The United States Court of Appeals for the Seventh Circuit, applying Illinois law, has held that an exclusion in an employment practices liability policy applying to "any actual or alleged violation of the Fair Labor Standards Act [FLSA] . . . . [or] other similar provisions of any federal, state or local statutory or common law" barred coverage for a class action lawsuit seeking overtime pay under the Illinois Minimum Wage Law, 820 ILCS 105/4a(1). Farmers Auto. Ins. Assoc. v. St. Paul Mercury Ins. Co., 2007 WL 1052822 (7th Cir. April 10, 2007).

The court rejected the insured's (in this case, an insurer) assertion that the term "similar" is "so hopelessly vague" that it is without effect in the policy. Although the court noted that, "[s]tanding alone, the word 'similar' partakes of the vagueness of other verbal signifiers of matters of degree," it found that "context can give it a precise meaning, as this case illustrates." The court observed that both federal and Illinois law contain the same requirements for overtime pay, and though they differ in scope, that difference is unrelated to the purpose of the exclusion, which is the prevention of moral hazard arising from the "temptation of an insured to precipitate the event insured against." The court added that "similar," an undefined term, should not be interpreted according to the average person's understanding, but rather according to "the understanding of the intended readership"—employers who know about the FLSA and state counterparts.
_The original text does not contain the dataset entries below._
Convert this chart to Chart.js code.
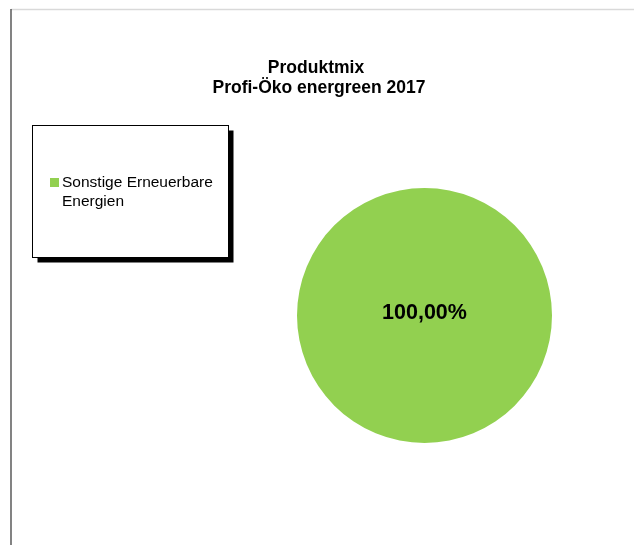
<!DOCTYPE html>
<html>
<head>
<meta charset="utf-8">
<script src="https://cdn.jsdelivr.net/npm/chart.js@4.4.1/dist/chart.umd.min.js"></script>
<style>
  html, body { margin: 0; padding: 0; background: #fff; }
  #wrap { position: relative; width: 634px; height: 545px; }
</style>
</head>
<body>
<div id="wrap"><canvas id="mixChart" width="634" height="545"></canvas></div>
<script>
// data
const categories = ['Sonstige Erneuerbare Energien'];
const shares = [100];
const sliceColors = ['#92D050'];
const titleLines = ['Produktmix', 'Profi-Öko energreen 2017'];

const FONT = '"Liberation Sans", Arial, sans-serif';

function fmtPercent(v) {
  return v.toFixed(2).replace('.', ',') + '%';
}

// frame of the chart object (left and top edges only visible)
const framePlugin = {
  id: 'frame',
  beforeDraw(chart) {
    const ctx = chart.ctx;
    ctx.save();
    ctx.fillStyle = '#fff';
    ctx.fillRect(0, 0, chart.width, chart.height);
    ctx.strokeStyle = '#d9d9d9';
    ctx.lineWidth = 1.3;
    ctx.beginPath();
    ctx.moveTo(11, 9.5);
    ctx.lineTo(chart.width, 9.5);
    ctx.stroke();
    ctx.strokeStyle = '#404040';
    ctx.beginPath();
    ctx.moveTo(11, 9);
    ctx.lineTo(11, chart.height);
    ctx.stroke();
    ctx.restore();
  }
};

// two-line bold title
const titlePlugin = {
  id: 'twoLineTitle',
  afterDraw(chart) {
    const ctx = chart.ctx;
    ctx.save();
    ctx.fillStyle = '#000';
    ctx.font = 'bold 17.5px ' + FONT;
    ctx.textAlign = 'center';
    ctx.textBaseline = 'alphabetic';
    ctx.fillText(titleLines[0], 316, 73);
    ctx.fillText(titleLines[1], 319, 93);
    ctx.restore();
  }
};

// boxed legend with drop shadow, built from the chart's labels
const legendPlugin = {
  id: 'boxLegend',
  afterDraw(chart) {
    const ctx = chart.ctx;
    const box = { x: 32.5, y: 125.5, w: 196, h: 132 };
    ctx.save();
    ctx.fillStyle = '#000';
    ctx.fillRect(box.x + 5, box.y + 5, box.w, box.h);
    ctx.fillStyle = '#fff';
    ctx.fillRect(box.x, box.y, box.w, box.h);
    ctx.strokeStyle = '#000';
    ctx.lineWidth = 1;
    ctx.strokeRect(box.x, box.y, box.w, box.h);

    ctx.font = '15.5px ' + FONT;
    ctx.textBaseline = 'alphabetic';
    const colors = chart.data.datasets[0].backgroundColor;
    let y = 187;
    chart.data.labels.forEach((label, i) => {
      ctx.fillStyle = colors[i];
      ctx.fillRect(50, y - 9, 9, 9);
      ctx.fillStyle = '#000';
      const words = label.split(' ');
      let line = '';
      const maxW = 162;
      words.forEach(w => {
        const test = line ? line + ' ' + w : w;
        if (ctx.measureText(test).width > maxW && line) {
          ctx.fillText(line, 62, y);
          line = w;
          y += 19;
        } else {
          line = test;
        }
      });
      ctx.fillText(line, 62, y);
      y += 24;
    });
    ctx.restore();
  }
};

// percentage labels on slices
const labelPlugin = {
  id: 'sliceLabels',
  afterDatasetsDraw(chart) {
    const ctx = chart.ctx;
    const meta = chart.getDatasetMeta(0);
    const values = chart.data.datasets[0].data;
    const total = values.reduce((a, b) => a + b, 0);
    ctx.save();
    ctx.font = 'bold 21.5px ' + FONT;
    ctx.fillStyle = '#000';
    ctx.textAlign = 'center';
    ctx.textBaseline = 'middle';
    meta.data.forEach((arc, i) => {
      const p = values[i] / total;
      let pos;
      if (p >= 0.999) {
        pos = { x: arc.x, y: arc.y };
      } else {
        pos = arc.tooltipPosition();
      }
      ctx.fillText(fmtPercent(values[i]), pos.x, pos.y - 2);
    });
    ctx.restore();
  }
};

const canvas = document.getElementById('mixChart');
const chart = new Chart(canvas.getContext('2d'), {
  type: 'pie',
  data: {
    labels: categories,
    datasets: [{
      data: shares,
      backgroundColor: sliceColors,
      borderWidth: 0,
      hoverOffset: 0
    }]
  },
  options: {
    responsive: false,
    animation: false,
    layout: {
      padding: { left: 297, right: 82, top: 188, bottom: 102 }
    },
    plugins: {
      legend: { display: false },
      title: { display: false },
      tooltip: { enabled: false }
    }
  },
  plugins: [framePlugin, titlePlugin, legendPlugin, labelPlugin]
});
</script>
</body>
</html>
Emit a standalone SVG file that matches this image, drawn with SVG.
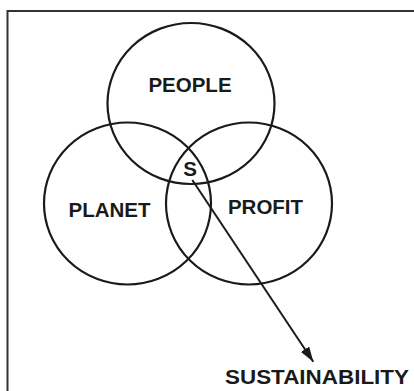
<svg xmlns="http://www.w3.org/2000/svg" width="414" height="391" viewBox="0 0 414 391">
<style>
.c{fill:none;stroke:#1a1a1a;stroke-width:2.2}
.t{font-family:"Liberation Sans",Arial,sans-serif;font-weight:bold;font-size:20.5px;fill:#1a1a1a;text-anchor:middle}
</style>
<defs>
<marker id="ah" viewBox="0 0 15 10" refX="15" refY="5" markerWidth="7.5" markerHeight="5" markerUnits="strokeWidth" orient="auto">
<path d="M0,0 L15,5 L0,10 z" fill="#1a1a1a"/>
</marker>
</defs>
<rect width="414" height="391" fill="#fff"/>
<path d="M7.5,391 V11 H414" fill="none" stroke="#333" stroke-width="2"/>
<g id="people"><ellipse class="c" cx="191" cy="103.5" rx="83.5" ry="80.5"/><text class="t" x="190" y="92">PEOPLE</text></g>
<g id="planet"><ellipse class="c" cx="127.5" cy="203.5" rx="83.5" ry="81"/><text class="t" x="109.5" y="216.7">PLANET</text></g>
<g id="profit"><ellipse class="c" cx="249" cy="203.5" rx="83" ry="81"/><text class="t" x="265.5" y="214.3">PROFIT</text></g>
<g id="s"><text class="t" x="190.2" y="175.7">S</text></g>
<g id="sustainability"><text class="t" x="317" y="384.3" textLength="184" lengthAdjust="spacingAndGlyphs">SUSTAINABILITY</text></g>
<g id="connectors"><line x1="192.3" y1="180" x2="313.3" y2="361.7" stroke="#1a1a1a" stroke-width="2" marker-end="url(#ah)"/></g>
</svg>
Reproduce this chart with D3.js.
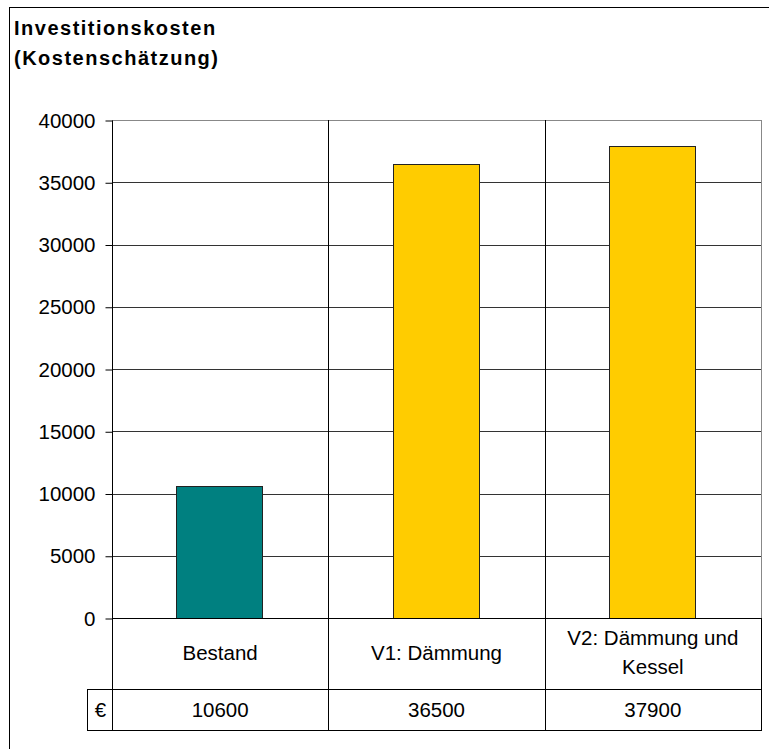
<!DOCTYPE html>
<html>
<head>
<meta charset="utf-8">
<script src="https://cdn.jsdelivr.net/npm/d3@7"></script>
<style>
  body { margin: 0; background: #fff; }
  svg { display: block; font-family: "Liberation Sans", Arial, sans-serif; }
</style>
</head>
<body>
<svg id="chart" width="769" height="749"></svg>
<script>
'use strict'

var categories = ['Bestand', 'V1: Dämmung', 'V2: Dämmung und Kessel'];
var catLines = [['Bestand'], ['V1: Dämmung'], ['V2: Dämmung und', 'Kessel']];
var values = [10600, 36500, 37900];
var colors = ['#008080', '#FFCC00', '#FFCC00'];
var yTicks = [0, 5000, 10000, 15000, 20000, 25000, 30000, 35000, 40000];
var unit = '€';

var svg = d3.select('#chart');
var fs = 20.5;

// outer frame (runs past the right and bottom edge of the picture)
svg.append('rect')
	.attr('x', 9.5).attr('y', 7.5)
	.attr('width', 800).attr('height', 800)
	.attr('fill', 'none').attr('stroke', '#000').attr('stroke-width', 1);

svg.append('text').attr('x', 14).attr('y', 35)
	.attr('font-size', 20).attr('font-weight', 'bold').attr('letter-spacing', 1.5)
	.text('Investitionskosten');
svg.append('text').attr('x', 14).attr('y', 65)
	.attr('font-size', 20).attr('font-weight', 'bold').attr('letter-spacing', 1.5)
	.text('(Kostenschätzung)');

var pLeft = 112, pRight = 761, pTop = 120, pBottom = 618;

var x = d3.scaleBand().domain(categories).range([pLeft, pRight]).paddingInner(0).paddingOuter(0);
var y = d3.scaleLinear().domain([0, 40000]).range([pBottom, pTop]);

// horizontal grid
svg.append('g').selectAll('line').data(yTicks.slice(1)).join('line')
	.attr('x1', pLeft).attr('x2', pRight)
	.attr('y1', function(d){ return Math.round(y(d)) + 0.5; })
	.attr('y2', function(d){ return Math.round(y(d)) + 0.5; })
	.attr('stroke', function(d){ return d === 40000 ? '#888' : '#333'; });

// vertical grid at category boundaries
svg.append('g').selectAll('line').data(categories.slice(1)).join('line')
	.attr('x1', function(d){ return Math.round(x(d)) + 0.5; })
	.attr('x2', function(d){ return Math.round(x(d)) + 0.5; })
	.attr('y1', pTop).attr('y2', pBottom)
	.attr('stroke', '#000');

// right plot border
svg.append('line')
	.attr('x1', pRight + 0.5).attr('x2', pRight + 0.5)
	.attr('y1', pTop).attr('y2', pBottom)
	.attr('stroke', '#888');

// bars
var barW = 86;
svg.append('g').selectAll('rect').data(values).join('rect')
	.attr('x', function(d, i){ return Math.round(x(categories[i]) + (x.bandwidth() - barW) / 2) - 0.5; })
	.attr('y', function(d){ return Math.round(y(d)) + 0.5; })
	.attr('width', barW)
	.attr('height', function(d){ return Math.round(pBottom - y(d)); })
	.attr('fill', function(d, i){ return colors[i]; })
	.attr('stroke', '#222');

// y axis
var yAxis = d3.axisLeft(y).tickValues(yTicks).tickSize(7).tickPadding(10).tickFormat(d3.format('d'));
var ga = svg.append('g').attr('transform', 'translate(' + (pLeft + 0.5) + ',0.5)').call(yAxis);
ga.select('.domain').attr('stroke', '#000').attr('d', 'M0,' + pTop + 'V' + pBottom);
ga.selectAll('.tick line').attr('stroke', '#000');
ga.selectAll('.tick text').attr('font-size', fs).attr('fill', '#000')
	.attr('font-family', '"Liberation Sans", Arial, sans-serif');

// data table
var rowMid = 689, rowBot = 730, unitLeft = 87;
var tbl = svg.append('g').attr('stroke', '#000').attr('fill', 'none');
tbl.append('line').attr('x1', pLeft).attr('x2', pRight).attr('y1', pBottom + 0.5).attr('y2', pBottom + 0.5);
tbl.append('line').attr('x1', unitLeft).attr('x2', pRight + 1).attr('y1', rowMid + 0.5).attr('y2', rowMid + 0.5);
tbl.append('line').attr('x1', unitLeft).attr('x2', pRight + 1).attr('y1', rowBot + 0.5).attr('y2', rowBot + 0.5);
tbl.append('line').attr('x1', unitLeft + 0.5).attr('x2', unitLeft + 0.5).attr('y1', rowMid).attr('y2', rowBot);
tbl.append('line').attr('x1', pLeft + 0.5).attr('x2', pLeft + 0.5).attr('y1', pBottom).attr('y2', rowBot + 1);
tbl.selectAll('.sep').data(categories.slice(1)).join('line')
	.attr('x1', function(d){ return Math.round(x(d)) + 0.5; })
	.attr('x2', function(d){ return Math.round(x(d)) + 0.5; })
	.attr('y1', pBottom).attr('y2', rowBot + 1);
tbl.append('line').attr('x1', pRight + 0.5).attr('x2', pRight + 0.5).attr('y1', pBottom).attr('y2', rowBot + 1);

// category labels
svg.append('g').selectAll('text').data(catLines).join('text')
	.attr('x', function(d, i){ return x(categories[i]) + x.bandwidth() / 2; })
	.attr('text-anchor', 'middle').attr('font-size', fs)
	.each(function(d){
		var t = d3.select(this);
		var y0 = d.length === 1 ? 660 : 645;
		d.forEach(function(s, j){
			t.append('tspan').attr('x', t.attr('x')).attr('y', y0 + j * 29).text(s);
		});
	});

// values row
svg.append('g').selectAll('text').data(values).join('text')
	.attr('x', function(d, i){ return x(categories[i]) + x.bandwidth() / 2; })
	.attr('y', 717).attr('text-anchor', 'middle').attr('font-size', fs)
	.text(function(d){ return d; });
svg.append('text').attr('x', (unitLeft + pLeft) / 2 + 1).attr('y', 717)
	.attr('text-anchor', 'middle').attr('font-size', fs).text(unit);
</script>
</body>
</html>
The court also rejected the insured's contention that the use of "similar" made policy coverage illusory. While acknowledging that there could be a reading of "similar" that would have that effect, the court noted that no such construction was being advocated by the insurer. It also reasoned that, in any event, "an interpretation of 'similar' that nullified the policy would be as silly as an interpretation that nullified the 'similar' exclusion."